原文地址：http://blog.sina.com.cn/s/blog_7645c67301017ban.html

1、下载nutch1.2到指定一个目录下，并打开eclipse新建一个java工程。并选择"Create project from existing source"，指向nutch目录。

2、下一步操作，切换到"Libraries"选择"Add Class Folder..." 按钮，从列表中选择"conf"，继续操作：切换到"Order and Export"找到"conf"，把它移到顶。

3、到"Source"将output folder设置为Nutch /bin/tmp_build，点击finish完成导入。

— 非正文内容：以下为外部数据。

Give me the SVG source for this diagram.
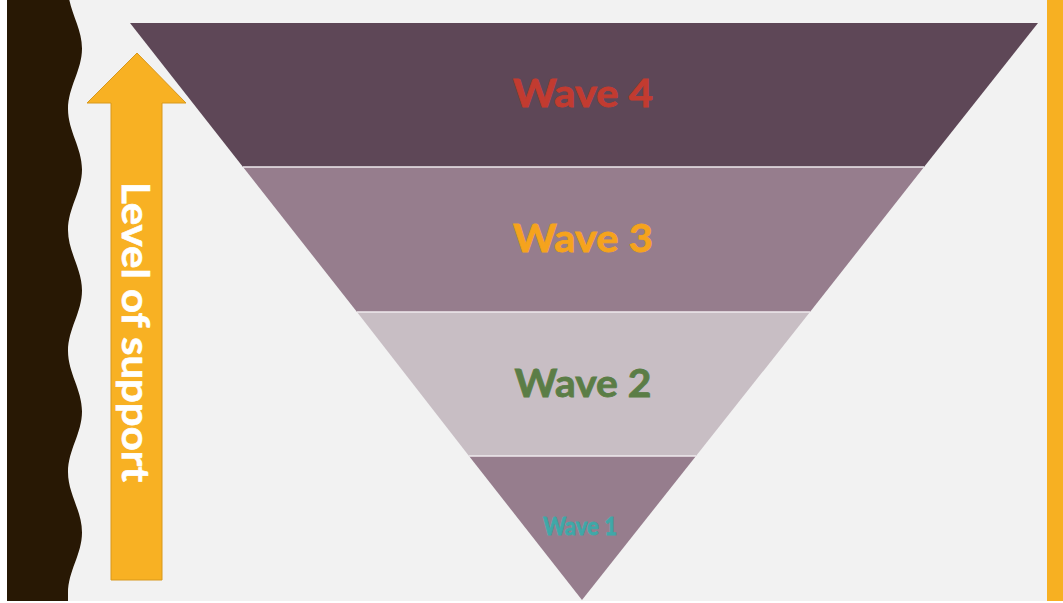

4、配置文件：nutch-default.xml，nutch-site.xml，crawl-urlfilter.txt。
1) nutch-default.xml
修改此处：

<property>
  <name>plugin.folders</name>
  <value>./src/plugin</value> 
  <description>Directories where nutch plugins are located.  Each
  element may be a relative or absolute path.  If absolute, it is used
  as is.  If relative, it is searched for on the classpath.</description>
</property>

2）nutch-site.xml

在<configuration></configuration>中添加：

<property>
        <name>http.agent.name</name>
        <value>my nutch agent</value>
    </property>
    <property>
        <name>http.agent.version</name>
        <value>1.2</value>
 </property>

3)crawl-urlfilter.txt

删除：MY.DOMAIN.NAME

添加：+^http://([a-z0-9]*/.)*qq.com/

下面是自己的做法：直接就是accept anything else 配置成“+.”。

在nutch目录新建weburls.txt，并添加入口地址:http://www.qq.com

5、执行抓取

运行crawl 可执行类
配置运行环境：
Program arguments:

bin/nutch crawl weburls.txt -dir localweb -depth 50 -topN 100 -threads 2

VM arguments:

 -Dhadoop.log.dir=logs -Dhadoop.log.file=hadoop.log

6）有可能会碰到一些报错的情况，例如找不到类。这时候可能需要用ant重新编译一下nutch，切换到nutch的安装根目录，然后执行ant命令，成功编译后，再试试看。

PS：本文蓝色部分为自己的做法，其它参考于其它文章。